Brent reached new highs of $79.47 before retracing to $78.2

By A/S Global Risk Management.



Michael Poulson, Global Risk Management. Image credit: Global Risk Management


Updated on 16 May 2018 07:58 GMT

Yesterday, the American Petroleum Institute (API) released the weekly inventory stats which showed a build in crude of 4.85 mbbl, a draw on gasoline of 3.37 and a draw on distillates of 0.77 mbbl. However, U.S. crude inventories overall have been building during the year.

Global demand remains strong and OPEC seems compliant to the production cut deal. On top of that, re-imposing sanctions on Iran could jeopardize about half a million barrels daily unless other OPEC producers offset those barrels. Adding even more tightness in the market is the situation in Venezuela, which does not seem to improve.
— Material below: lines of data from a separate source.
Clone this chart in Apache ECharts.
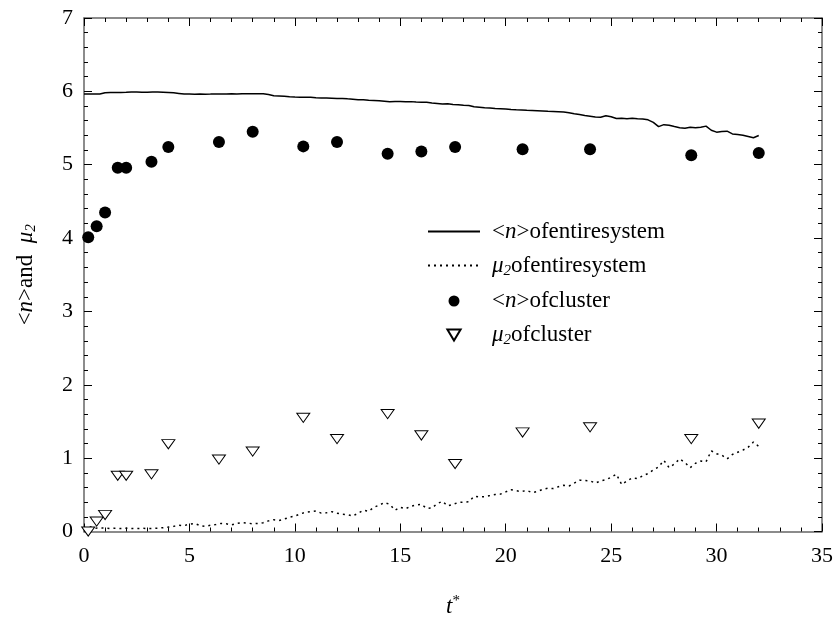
<!DOCTYPE html>
<html>
<head>
<meta charset="utf-8">
<script src="https://cdn.jsdelivr.net/npm/echarts@6/dist/echarts.min.js"></script>
<style>
  html, body { margin: 0; padding: 0; background: #ffffff; }
  #chart { width: 836px; height: 623px; }
</style>
</head>
<body>
<div id="chart"></div>
<script>
// Axis ticks
const xTicks = [0, 5, 10, 15, 20, 25, 30, 35];
const yTicks = [0, 1, 2, 3, 4, 5, 6, 7];

// Whole-system curves, sampled every 0.25 in t*
const sysStep = 0.25;
const nSystem = [
  5.963, 5.964, 5.963, 5.965, 5.980, 5.985, 5.986, 5.985, 5.987, 5.990,
  5.991, 5.989, 5.988, 5.990, 5.992, 5.989, 5.986, 5.980, 5.972, 5.964,
  5.963, 5.962, 5.964, 5.962, 5.963, 5.965, 5.963, 5.964, 5.966, 5.965,
  5.966, 5.967, 5.966, 5.967, 5.966, 5.958, 5.940, 5.936, 5.932, 5.926,
  5.923, 5.921, 5.918, 5.920, 5.914, 5.911, 5.909, 5.906, 5.903, 5.904,
  5.898, 5.893, 5.886, 5.884, 5.880, 5.877, 5.873, 5.866, 5.858, 5.861,
  5.863, 5.858, 5.860, 5.854, 5.851, 5.850, 5.842, 5.836, 5.828, 5.832,
  5.822, 5.817, 5.811, 5.806, 5.790, 5.784, 5.776, 5.772, 5.766, 5.764,
  5.758, 5.752, 5.748, 5.745, 5.742, 5.740, 5.737, 5.733, 5.728, 5.725,
  5.722, 5.719, 5.708, 5.695, 5.684, 5.671, 5.662, 5.650, 5.648, 5.668,
  5.655, 5.631, 5.634, 5.628, 5.632, 5.626, 5.624, 5.612, 5.578, 5.519,
  5.546, 5.538, 5.520, 5.505, 5.498, 5.510, 5.503, 5.512, 5.526, 5.470,
  5.444, 5.452, 5.457, 5.420, 5.412, 5.401, 5.386, 5.368, 5.398
];
const mu2System = [
  0.045, 0.068, 0.045, 0.050, 0.045, 0.040, 0.046, 0.040, 0.044, 0.042,
  0.040, 0.045, 0.040, 0.043, 0.046, 0.052, 0.060, 0.070, 0.085, 0.080,
  0.100, 0.110, 0.080, 0.070, 0.085, 0.095, 0.110, 0.105, 0.090, 0.110,
  0.120, 0.115, 0.105, 0.110, 0.120, 0.145, 0.160, 0.150, 0.170, 0.195,
  0.210, 0.240, 0.260, 0.270, 0.280, 0.250, 0.255, 0.270, 0.250, 0.235,
  0.230, 0.210, 0.250, 0.290, 0.275, 0.330, 0.360, 0.395, 0.370, 0.290,
  0.330, 0.310, 0.345, 0.360, 0.370, 0.315, 0.320, 0.380, 0.410, 0.350,
  0.370, 0.395, 0.400, 0.405, 0.480, 0.470, 0.475, 0.490, 0.505, 0.510,
  0.540, 0.570, 0.555, 0.545, 0.560, 0.530, 0.545, 0.575, 0.590, 0.585,
  0.610, 0.630, 0.620, 0.660, 0.700, 0.695, 0.690, 0.660, 0.690, 0.705,
  0.740, 0.780, 0.640, 0.690, 0.730, 0.720, 0.760, 0.790, 0.840, 0.880,
  0.970, 0.870, 0.920, 0.990, 0.940, 0.870, 0.930, 0.960, 0.950, 1.100,
  1.060, 1.040, 0.990, 1.050, 1.080, 1.110, 1.150, 1.220, 1.160
];

// Cluster samples
const clusterT   = [0.2, 0.6, 1.0, 1.6, 2.0, 3.2, 4.0, 6.4, 8.0, 10.4, 12.0, 14.4, 16.0, 17.6, 20.8, 24.0, 28.8, 32.0];
const nCluster   = [4.01, 4.16, 4.35, 4.96, 4.96, 5.04, 5.24, 5.31, 5.45, 5.25, 5.31, 5.15, 5.18, 5.24, 5.21, 5.21, 5.13, 5.16];
const mu2Cluster = [0.00, 0.135, 0.225, 0.76, 0.76, 0.78, 1.19, 0.98, 1.09, 1.55, 1.26, 1.60, 1.31, 0.92, 1.35, 1.42, 1.26, 1.47];

const seriesNames = ['<n>ofentiresystem', 'μ2ofentiresystem', '<n>ofcluster', 'μ2ofcluster'];
const legendRich = [
  '{r|<}{i|n}{r|>ofentiresystem}',
  '{i|μ}{sub|2}{r|ofentiresystem}',
  '{r|<}{i|n}{r|>ofcluster}',
  '{i|μ}{sub|2}{r|ofcluster}'
];

const FONT = '"Liberation Serif", "Times New Roman", serif';
const richStyles = {
  r:   { fontFamily: FONT, fontSize: 23, lineHeight: 26, color: '#000' },
  i:   { fontFamily: FONT, fontSize: 23, lineHeight: 26, fontStyle: 'italic', color: '#000' },
  sub: { fontFamily: FONT, fontSize: 15, lineHeight: 15, fontStyle: 'italic', verticalAlign: 'bottom', color: '#000' },
  sup: { fontFamily: FONT, fontSize: 15, lineHeight: 15, verticalAlign: 'top', color: '#000' }
};

const pairs = (ts, vs) => ts.map((t, k) => [t, vs[k]]);
const sampled = vs => vs.map((v, k) => [k * sysStep, v]);

const xMin = xTicks[0], xMax = xTicks[xTicks.length - 1], xInt = xTicks[1] - xTicks[0];
const yMin = yTicks[0], yMax = yTicks[yTicks.length - 1], yInt = yTicks[1] - yTicks[0];

const axisLineStyle = { color: '#666666', width: 1.5 };
const tickCommon = { show: true, inside: true, length: 8, lineStyle: { color: '#000', width: 1 } };
const minorCommon = { show: true, splitNumber: 5, length: 4, lineStyle: { color: '#000', width: 1 } };
const tickLabel = { fontFamily: FONT, fontSize: 22, color: '#000' };

const triangleDown = 'path://M0,0L12,0L6,10Z';

// line entries in the legend show only the stroke sample
const legendData = seriesNames.map((name, k) =>
  k < 2 ? { name: name, itemStyle: { opacity: 0 } } : { name: name });

const chart = echarts.init(document.getElementById('chart'), null, { renderer: 'canvas' });
chart.setOption({
  animation: false,
  backgroundColor: '#ffffff',
  grid: { left: 84, right: 12, top: 18, bottom: 88, containLabel: false },
  xAxis: [
    {
      type: 'value', min: xMin, max: xMax, interval: xInt, position: 'bottom',
      axisLine: { show: true, onZero: false, lineStyle: axisLineStyle },
      axisTick: tickCommon, minorTick: minorCommon,
      splitLine: { show: false },
      axisLabel: Object.assign({ margin: 14 }, tickLabel),
      name: '{i|t}{sup|*}', nameLocation: 'middle', nameGap: 62,
      nameTextStyle: { rich: richStyles }
    },
    {
      type: 'value', min: xMin, max: xMax, interval: xInt, position: 'top',
      axisLine: { show: true, onZero: false, lineStyle: axisLineStyle },
      axisTick: tickCommon, minorTick: minorCommon,
      splitLine: { show: false }, axisLabel: { show: false }
    }
  ],
  yAxis: [
    {
      type: 'value', min: yMin, max: yMax, interval: yInt, position: 'left',
      axisLine: { show: true, onZero: false, lineStyle: axisLineStyle },
      axisTick: tickCommon, minorTick: minorCommon,
      splitLine: { show: false },
      axisLabel: Object.assign({ margin: 11 }, tickLabel),
      name: '{r|<}{i|n}{r|>and  }{i|μ}{sub|2}', nameLocation: 'middle', nameGap: 45, nameRotate: 90,
      nameTextStyle: { rich: richStyles }
    },
    {
      type: 'value', min: yMin, max: yMax, interval: yInt, position: 'right',
      axisLine: { show: true, onZero: false, lineStyle: axisLineStyle },
      axisTick: tickCommon, minorTick: minorCommon,
      splitLine: { show: false }, axisLabel: { show: false }
    }
  ],
  legend: {
    orient: 'vertical',
    left: 422, top: 215,
    itemWidth: 52, itemHeight: 11, itemGap: 11,
    data: legendData,
    formatter: name => legendRich[seriesNames.indexOf(name)],
    textStyle: { padding: [0, 0, 0, 7], rich: richStyles }
  },
  series: [
    {
      name: seriesNames[0], type: 'line', data: sampled(nSystem),
      symbol: 'none', showSymbol: false, smooth: false,
      lineStyle: { color: '#000', width: 1.5, type: 'solid' },
      itemStyle: { color: '#000' }, z: 2
    },
    {
      name: seriesNames[1], type: 'line', data: sampled(mu2System),
      symbol: 'none', showSymbol: false, smooth: false,
      lineStyle: { color: '#000', width: 1.5, type: [2, 4] },
      itemStyle: { color: '#000' }, z: 2
    },
    {
      name: seriesNames[2], type: 'scatter', data: pairs(clusterT, nCluster),
      symbol: 'circle', symbolSize: 12,
      itemStyle: { color: '#000', opacity: 1 }, z: 3
    },
    {
      name: seriesNames[3], type: 'scatter', data: pairs(clusterT, mu2Cluster),
      symbol: triangleDown, symbolSize: [13, 11], symbolKeepAspect: true,
      itemStyle: { color: '#ffffff', borderColor: '#000', borderWidth: 1, opacity: 1 }, z: 3
    }
  ]
});
</script>
</body>
</html>
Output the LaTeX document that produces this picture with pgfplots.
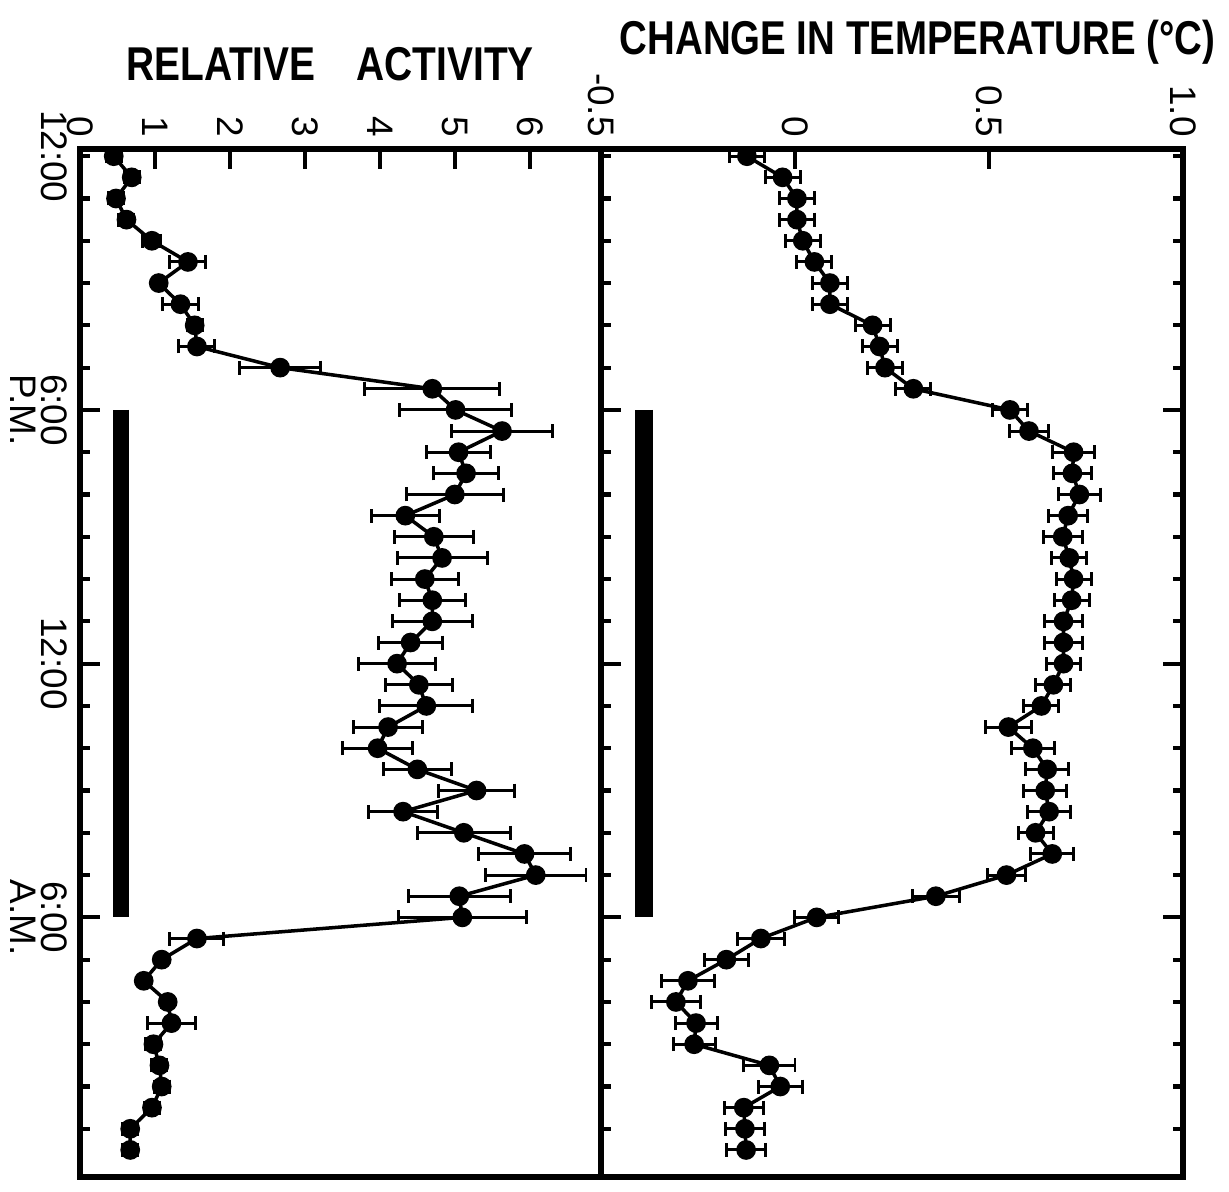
\documentclass[border=0pt]{standalone}
\usepackage{fontspec}
\setmainfont{Liberation Sans}
\usepackage{pgfplots}
\usepackage{pgfplotstable}
\pgfplotsset{compat=1.18}

% hour after noon, relative activity, error
\pgfplotstableread{
h a e
0 0.45 0.10
0.5 0.69 0.10
1 0.48 0.10
1.5 0.62 0.10
2 0.96 0.12
2.5 1.44 0.24
3 1.05 0.06
3.5 1.34 0.24
4 1.53 0.10
4.5 1.56 0.24
5 2.67 0.54
5.5 4.70 0.90
6 5.01 0.75
6.5 5.63 0.67
7 5.05 0.43
7.5 5.15 0.43
8 5.00 0.65
8.5 4.34 0.45
9 4.72 0.53
9.5 4.83 0.60
10 4.60 0.45
10.5 4.70 0.44
11 4.70 0.53
11.5 4.41 0.43
12 4.23 0.51
12.5 4.52 0.45
13 4.62 0.62
13.5 4.11 0.46
14 3.97 0.47
14.5 4.50 0.45
15 5.29 0.51
15.5 4.31 0.46
16 5.12 0.62
16.5 5.93 0.61
17 6.08 0.67
17.5 5.06 0.68
18 5.10 0.85
18.5 1.56 0.36
19 1.09 0.06
19.5 0.85 0.05
20 1.17 0.08
20.5 1.22 0.32
21 0.98 0.10
21.5 1.06 0.10
22 1.09 0.10
22.5 0.96 0.10
23 0.67 0.10
23.5 0.67 0.10
}\activity

% hour after noon, change in temperature, error
\pgfplotstableread{
h t e
0 -0.124 0.045
0.5 -0.032 0.045
1 0.005 0.045
1.5 0.005 0.045
2 0.020 0.045
2.5 0.050 0.045
3 0.090 0.045
3.5 0.090 0.045
4 0.200 0.045
4.5 0.218 0.045
5 0.232 0.045
5.5 0.305 0.045
6 0.554 0.045
6.5 0.603 0.050
7 0.718 0.055
7.5 0.715 0.050
8 0.733 0.055
8.5 0.704 0.050
9 0.690 0.050
9.5 0.707 0.045
10 0.718 0.045
10.5 0.713 0.045
11 0.692 0.050
11.5 0.692 0.050
12 0.692 0.045
12.5 0.666 0.045
13 0.635 0.045
13.5 0.550 0.060
14 0.613 0.055
14.5 0.650 0.055
15 0.645 0.055
15.5 0.655 0.055
16 0.620 0.045
16.5 0.663 0.055
17 0.545 0.050
17.5 0.363 0.060
18 0.056 0.057
18.5 -0.088 0.060
19 -0.177 0.056
19.5 -0.276 0.068
20 -0.307 0.063
20.5 -0.255 0.054
21 -0.260 0.054
21.5 -0.066 0.066
22 -0.038 0.057
22.5 -0.132 0.050
23 -0.129 0.050
23.5 -0.126 0.050
}\temperature

\pgfplotsset{
  panel/.style={
    scale only axis, height=102.8mm,
    y dir=reverse, ymin=-0.17, ymax=24.14,
    axis line style={line width=1.6pt},
    every tick/.style={black, line width=1.2pt},
    major tick length=2mm, minor tick length=1mm,
    tick align=inside,
    xtick pos=right, xticklabel pos=right,
    xticklabel style={rotate=-90, anchor=east, font=\fontsize{10.5}{11}\selectfont},
    ytick={6,12,18}, minor ytick={1,...,23},
    extra y ticks={0}, extra y tick style={major tick length=1mm},
    clip=false,
  },
  series/.style={black, line width=1pt, mark=*, mark size=2.3pt,
    mark options={solid, fill=black},
    error bars/.cd, x dir=both, x explicit,
    error mark=-,
    error bar style={line width=0.85pt, black},
    error mark options={rotate=90, line width=0.85pt, black, mark size=0.7mm}},
}

\begin{document}
\begin{tikzpicture}
\path[use as bounding box] (0,0) rectangle (122.9mm,-119.2mm);

% relative activity
\begin{axis}[panel, at={(8mm,-14.9mm)}, anchor=north west, width=52.1mm,
  xmin=0, xmax=6.95, xtick={0,...,6}, xticklabels={0,1,2,3,4,5,6},
  ytick pos=left,
  yticklabels={{6:00\\P.M.},{12:00},{6:00\\A.M.}},
  extra y tick labels={12:00},
  yticklabel style={rotate=-90, anchor=north, align=center,
    font=\fontsize{10.5}{9}\selectfont},
]
\addplot[black, line width=1.6mm, no marks] coordinates {(0.55,6) (0.55,18)};
\addplot[series] table[x=a, y=h, x error=e] {\activity};
\end{axis}

% change in temperature
\begin{axis}[panel, at={(60.1mm,-14.9mm)}, anchor=north west, width=58.2mm,
  xmin=-0.5, xmax=1.0, xtick={-0.5,0,0.5,1},
  xticklabels={-0.5,0,0.5,1.0},
  ytick pos=both, yticklabels={}, extra y tick labels={},
]
\addplot[black, line width=1.8mm, no marks] coordinates {(-0.39,6) (-0.39,18)};
\addplot[series] table[x=t, y=h, x error=e] {\temperature};
\end{axis}

\node[font=\bfseries\fontsize{13.5}{15}\selectfont, xscale=0.82] at (33mm,-6.4mm)
  {RELATIVE\hspace{1.05em}ACTIVITY};
\node[font=\bfseries\fontsize{13.5}{15}\selectfont, xscale=0.81] at (91.75mm,-4.2mm)
  {CHANGE IN TEMPERATURE (°C)};
\end{tikzpicture}
\end{document}
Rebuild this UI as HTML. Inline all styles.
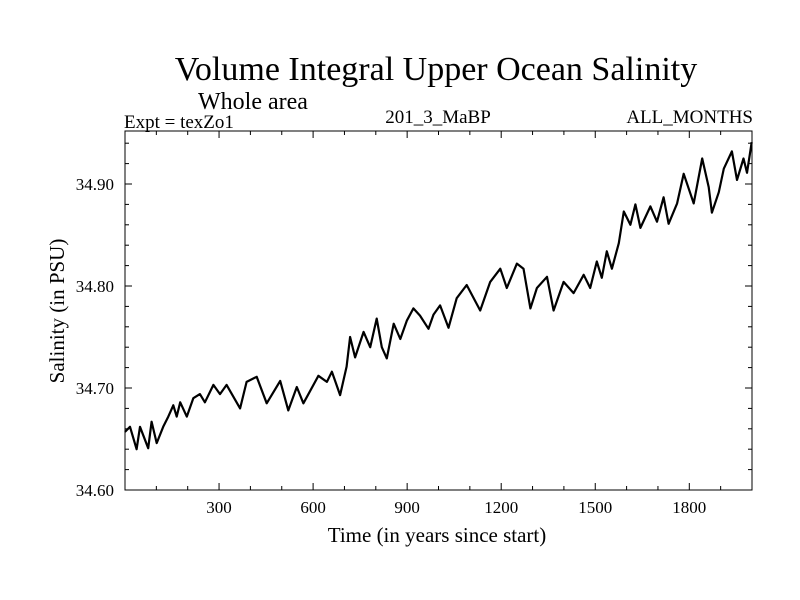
<!DOCTYPE html>
<html><head><meta charset="utf-8"><style>
body{margin:0;background:#fff;}
svg{display:block;font-family:"Liberation Serif",serif;}
</style></head><body>
<svg id="chart" width="800" height="600">
<text x="436" y="80" font-size="34" text-anchor="middle">Volume Integral Upper Ocean Salinity</text>
<text x="253" y="109" font-size="24" text-anchor="middle">Whole area</text>
<text x="124" y="128" font-size="19">Expt = texZo1</text>
<text x="438" y="123" font-size="19" text-anchor="middle">201_3_MaBP</text>
<text x="753" y="123" font-size="19" text-anchor="end">ALL_MONTHS</text>
<text x="437" y="542" font-size="21" text-anchor="middle">Time (in years since start)</text>
<text transform="translate(64,311) rotate(-90)" font-size="21" text-anchor="middle">Salinity (in PSU)</text>
<g id="axes"></g>
<path id="line" fill="none" stroke="#000" stroke-width="2.2" stroke-linejoin="round"></path>
<rect x="125" y="131" width="627" height="359" fill="none" stroke="#000" stroke-width="1"></rect>
</svg>
<script>
const years=[0,16,37,48,74,85,101,122,138,154,165,176,197,218,239,255,282,303,324,367,388,420,452,495,521,548,569,617,644,660,686,707,718,734,761,782,803,819,835,857,878,899,920,941,968,984,1005,1032,1058,1090,1133,1165,1197,1218,1250,1271,1293,1314,1346,1367,1399,1431,1463,1484,1505,1521,1537,1553,1575,1591,1612,1628,1644,1676,1697,1718,1734,1761,1782,1814,1841,1862,1872,1894,1910,1936,1952,1973,1984,1999];
const salinity=[34.657,34.662,34.640,34.662,34.641,34.667,34.646,34.662,34.672,34.683,34.672,34.686,34.672,34.690,34.694,34.686,34.703,34.694,34.703,34.680,34.706,34.711,34.685,34.707,34.678,34.701,34.685,34.712,34.706,34.716,34.693,34.721,34.750,34.730,34.755,34.740,34.768,34.740,34.729,34.763,34.748,34.766,34.778,34.771,34.758,34.772,34.781,34.759,34.788,34.801,34.776,34.804,34.817,34.798,34.822,34.817,34.778,34.798,34.809,34.776,34.804,34.793,34.811,34.798,34.824,34.808,34.834,34.817,34.842,34.873,34.860,34.880,34.857,34.878,34.863,34.887,34.861,34.881,34.910,34.881,34.925,34.897,34.872,34.892,34.915,34.932,34.904,34.925,34.911,34.941];
const xTicks=[300,600,900,1200,1500,1800];
const yTicks=[34.60,34.70,34.80,34.90];
const X0=125,X1=752,Y0=490,Y1=131;
const xs=v=>X0+(v-0)/(2000-0)*(X1-X0);
const ys=v=>Y0-(v-34.60)*1020;
const ns="http://www.w3.org/2000/svg";
const g=document.getElementById('axes');
function ln(x1,y1,x2,y2){const l=document.createElementNS(ns,'line');l.setAttribute('x1',x1);l.setAttribute('y1',y1);l.setAttribute('x2',x2);l.setAttribute('y2',y2);l.setAttribute('stroke','#000');


g.appendChild(l);}
function tx(x,y,s,a){const t=document.createElementNS(ns,'text');t.setAttribute('x',x);t.setAttribute('y',y);t.setAttribute('font-size','17');t.setAttribute('text-anchor',a);t.textContent=s;


g.appendChild(t);}
for(let v=100;v<2000;v+=100){const x=xs(v);const L=(v%300===0)?7:4;ln(x,Y0,x,Y0-L);ln(x,Y1,x,Y1+L);}
xTicks.forEach(v=>tx(xs(v),513,String(v),'middle'));
for(let i=1;i<18;i++){const v=34.60+i*0.02;const y=ys(v);const L=(i%5===0)?7:4;ln(X0,y,X0+L,y);ln(X1,y,X1-L,y);}
yTicks.forEach(v=>tx(114,ys(v)+6,v.toFixed(2),'end'));
document.getElementById('line').setAttribute('d',years.map((y,i)=>(i?'L':'M')+xs(y).toFixed(1)+','+ys(salinity[i]).toFixed(1)).join(''));
</script>
</body></html>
The U.S. shale production is, however, surging, but it appears that those many new barrels produced are having a difficult time reaching the global market. The dynamic can as well be observed by looking at the difference between the Brent price and the WTI price. Both are getting more expensive, but the Brent is becoming relatively more expensive than WTI - meaning that the difference (the so-called spread) is increasing.

The EIA is releasing the inventories stats today, but likely the build reported by the API is already priced in. Volatility around release is however expected. Also later today the International Energy Agency (IEA) will release the monthly oil market outlook.